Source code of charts
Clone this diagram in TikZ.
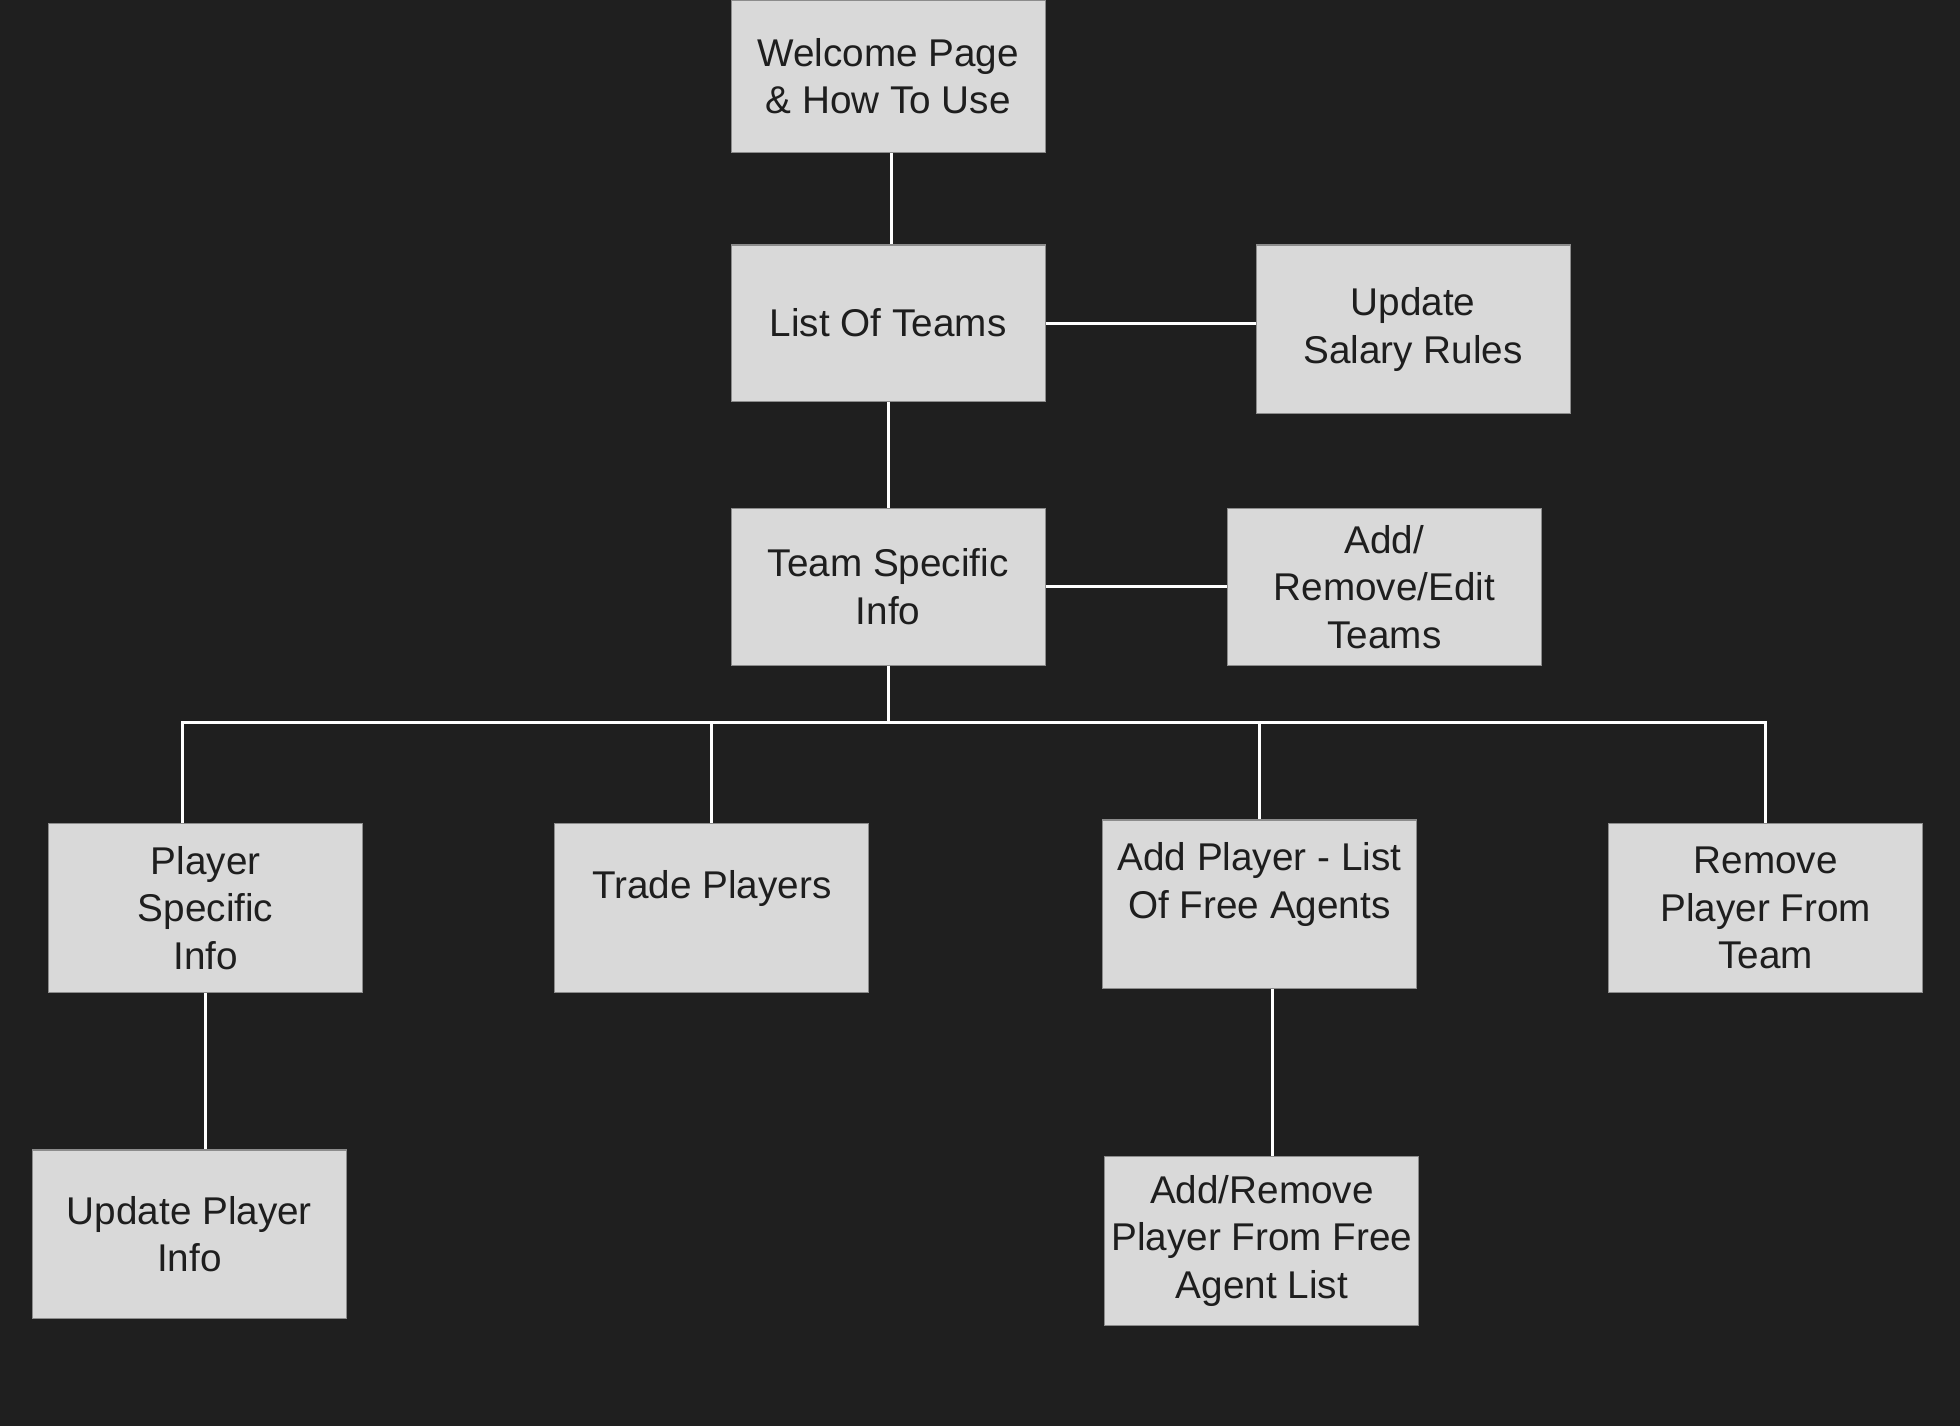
\documentclass[tikz,border=0pt]{standalone}
\usepackage{fontspec}
\setmainfont{Liberation Sans}
\usetikzlibrary{positioning}

\definecolor{bgdark}{HTML}{1F1F1F}
\definecolor{boxgray}{HTML}{D9D9D9}
\definecolor{boxedge}{HTML}{8C8C8C}
\definecolor{inkdark}{HTML}{1E1E1E}

\tikzset{
  page/.style={draw=boxedge, line width=0.25pt, fill=boxgray, text=inkdark,
    minimum width=2.51cm, align=center, inner sep=0pt,
    font=\fontsize{8.8}{10.8}\selectfont},
  link/.style={draw=white, line width=0.7pt}
}

\begin{document}
\begin{tikzpicture}[x=0.01cm, y=-0.01cm]

    \fill[bgdark] (0,0) rectangle (1568,1141);
    \useasboundingbox (0,0) rectangle (1568,1141);

    % top chain
    \node[page, minimum height=1.22cm] (welcome) at (710.5,61) {Welcome Page\\\& How To Use};
    \node[page, minimum height=1.25cm] (teams) at (710.5,258.5) {List Of Teams};
    \node[page, minimum height=1.35cm] (salary) at (1130.5,263.5) {Update\\Salary Rules};
    \node[page, minimum height=1.25cm] (teaminfo) at (710.5,469.5) {Team Specific\\Info};
    \node[page, minimum height=1.25cm] (editteams) at (1107.5,469.5) {Add/\\Remove/Edit\\Teams};

    % player level
    \node[page, minimum height=1.35cm] (playerinfo) at (164.5,726.5) {Player\\Specific\\Info};
    \node[page, minimum height=1.35cm] (trade) at (569.5,726.5) {Trade Players\\~};
    \node[page, minimum height=1.35cm] (agents) at (1007.5,723.5) {Add Player - List\\Of Free Agents\\~};
    \node[page, minimum height=1.35cm] (removeplayer) at (1412.5,726.5) {Remove\\Player From\\Team};

    % bottom level
    \node[page, minimum height=1.35cm] (updateplayer) at (151.5,987.5) {Update Player\\Info};
    \node[page, minimum height=1.35cm] (freelist) at (1009.5,992.5) {Add/Remove\\Player From Free\\Agent List};

    \coordinate (bus) at (710.5,578);

    \draw[link] ([xshift=0.03cm]welcome.south) -- ([xshift=0.03cm]teams.north);
    \draw[link] (teams) -- (teaminfo);
    \draw[link] (teams) -- (teams -| salary.west);
    \draw[link] (teaminfo) -- (teaminfo -| editteams.west);
    \draw[link] (teaminfo.south) -- (bus);

    \draw[link] (bus) -| ([xshift=-0.185cm]playerinfo.north);
    \foreach \kid in {trade, agents, removeplayer}
      \draw[link] (bus) -| (\kid.north);

    \draw[link] (playerinfo.south) -- (playerinfo.south |- updateplayer.north);
    \draw[link] ([xshift=0.105cm]agents.south) -- ([xshift=0.105cm]agents.south |- freelist.north);
\end{tikzpicture}
\end{document}
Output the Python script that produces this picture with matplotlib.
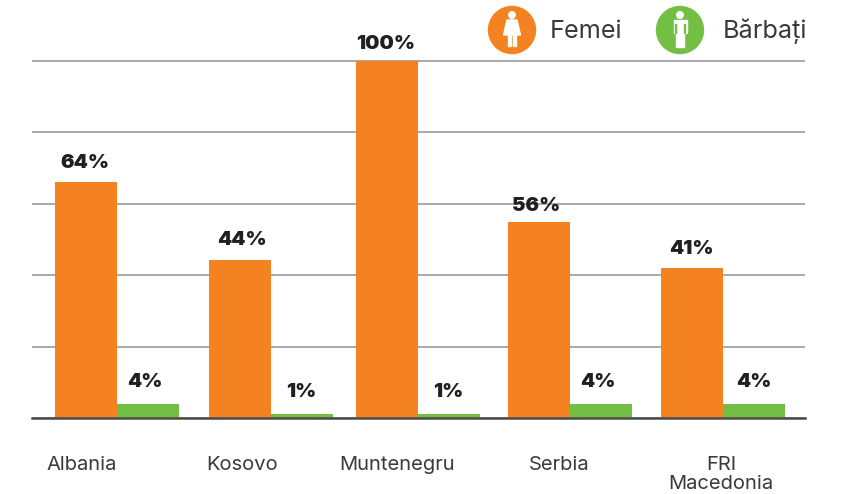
import matplotlib
matplotlib.use("Agg")
import matplotlib.pyplot as plt
from matplotlib.patches import Circle, Polygon, Rectangle

countries = ["Albania", "Kosovo", "Muntenegru", "Serbia", "FRI\nMacedonia"]
# bar heights as drawn in the picture, the printed labels differ a little
femei = [66, 44.3, 100, 55, 42]
barbati = [4, 1, 1, 4, 4]
femei_labels = ["64%", "44%", "100%", "56%", "41%"]
barbati_labels = ["4%", "1%", "1%", "4%", "4%"]

# layout, in reference pixels
group_x = [117, 271, 418, 570, 723]
label_x = [82, 242, 397, 559, 721]
femei_label_x = [85, 242, 386, 536, 691]
barbati_label_x = [145, 301, 448, 598, 754]
femei_label_gap = [7.5, 7.5, 6, 4.8, 7.5]
bar_w = 62

ORANGE = "#f58220"
GREEN = "#72bf44"
W, H = 844, 494
L, R, TOP, BOTTOM = 32, 805, 61, 418

plt.rcParams["font.family"] = ["Inter", "DejaVu Sans"]

fig = plt.figure(figsize=(W / 100, H / 100), dpi=100)
ax = fig.add_axes([L / W, 1 - BOTTOM / H, (R - L) / W, (BOTTOM - TOP) / H])
ax.set_xlim(L, R)
ax.set_ylim(0, 100)

ax.set_yticks([0, 20, 40, 60, 80, 100])
ax.tick_params(axis="y", length=0, labelleft=False)
ax.grid(axis="y", color="#a3a3a3", lw=1.3, clip_on=False, solid_capstyle="butt")
ax.set_axisbelow(True)
for s in ["top", "left", "right"]:
    ax.spines[s].set_visible(False)
ax.spines["bottom"].set_color("#4a4a4a")
ax.spines["bottom"].set_linewidth(1.8)

ax.bar([x - bar_w / 2 for x in group_x], femei, bar_w, color=ORANGE, zorder=2)
ax.bar([x + bar_w / 2 for x in group_x], barbati, bar_w, color=GREEN, zorder=2)

for x, v, s, gap in zip(femei_label_x, femei, femei_labels, femei_label_gap):
    ax.annotate(s, (x, v), xytext=(0, gap), textcoords="offset points",
                ha="center", va="bottom", fontsize=14.5, fontweight="black", color="#231f20")
for x, v, s in zip(barbati_label_x, barbati, barbati_labels):
    ax.annotate(s, (x, v), xytext=(0, 9.5), textcoords="offset points",
                ha="center", va="bottom", fontsize=14.5, fontweight="black", color="#231f20")

ax.set_xticks(label_x)
ax.set_xticklabels(countries, fontsize=14.5, color="#3a3a3a", linespacing=1.12)
ax.tick_params(axis="x", length=0, pad=27)
for t in ax.get_xticklabels():
    t.set_verticalalignment("top")

# legend drawn in pixel coordinates on top
px = fig.add_axes([0, 0, 1, 1])
px.set_xlim(0, W)
px.set_ylim(H, 0)
px.axis("off")
px.patch.set_alpha(0)


def femei_icon(cx, cy):
    px.add_patch(Circle((cx, cy), 23.5, color=ORANGE))
    px.add_patch(Circle((cx, cy - 15), 3.3, color="white"))
    px.add_patch(Polygon([(cx - 5, cy - 10), (cx + 5, cy - 10), (cx + 8.5, cy + 5),
                          (cx - 8.5, cy + 5)], color="white"))
    px.add_patch(Rectangle((cx - 4, cy + 5), 3, 11.5, color="white"))
    px.add_patch(Rectangle((cx + 1, cy + 5), 3, 11.5, color="white"))


def barbati_icon(cx, cy):
    px.add_patch(Circle((cx, cy), 23.5, color=GREEN))
    px.add_patch(Circle((cx, cy - 15), 3.3, color="white"))
    px.add_patch(Rectangle((cx - 6.5, cy - 10), 13, 13, color="white"))
    px.add_patch(Rectangle((cx - 4, cy + 3), 3.6, 14, color="white"))
    px.add_patch(Rectangle((cx + 0.4, cy + 3), 3.6, 14, color="white"))
    px.add_patch(Rectangle((cx - 4.6, cy - 6), 0.7, 9, color=GREEN))
    px.add_patch(Rectangle((cx + 3.9, cy - 6), 0.7, 9, color=GREEN))


femei_icon(512, 30)
barbati_icon(680, 30)
px.text(550, 31, "Femei", fontsize=18.2, color="#3a3a3a", va="center", ha="left")
px.text(723, 31, "Bărbați", fontsize=18.2, color="#3a3a3a", va="center", ha="left")

fig.savefig("out.png", dpi=100)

» **EXERCISE AIM**: Within the data above, pick out all lines holding the word "matplotlib".

» **CORRECT ANSWER**:
Output the Python script that produces this picture with matplotlib.
import matplotlib
matplotlib.use("Agg")
import matplotlib.pyplot as plt
from matplotlib.patches import Circle, Polygon, Rectangle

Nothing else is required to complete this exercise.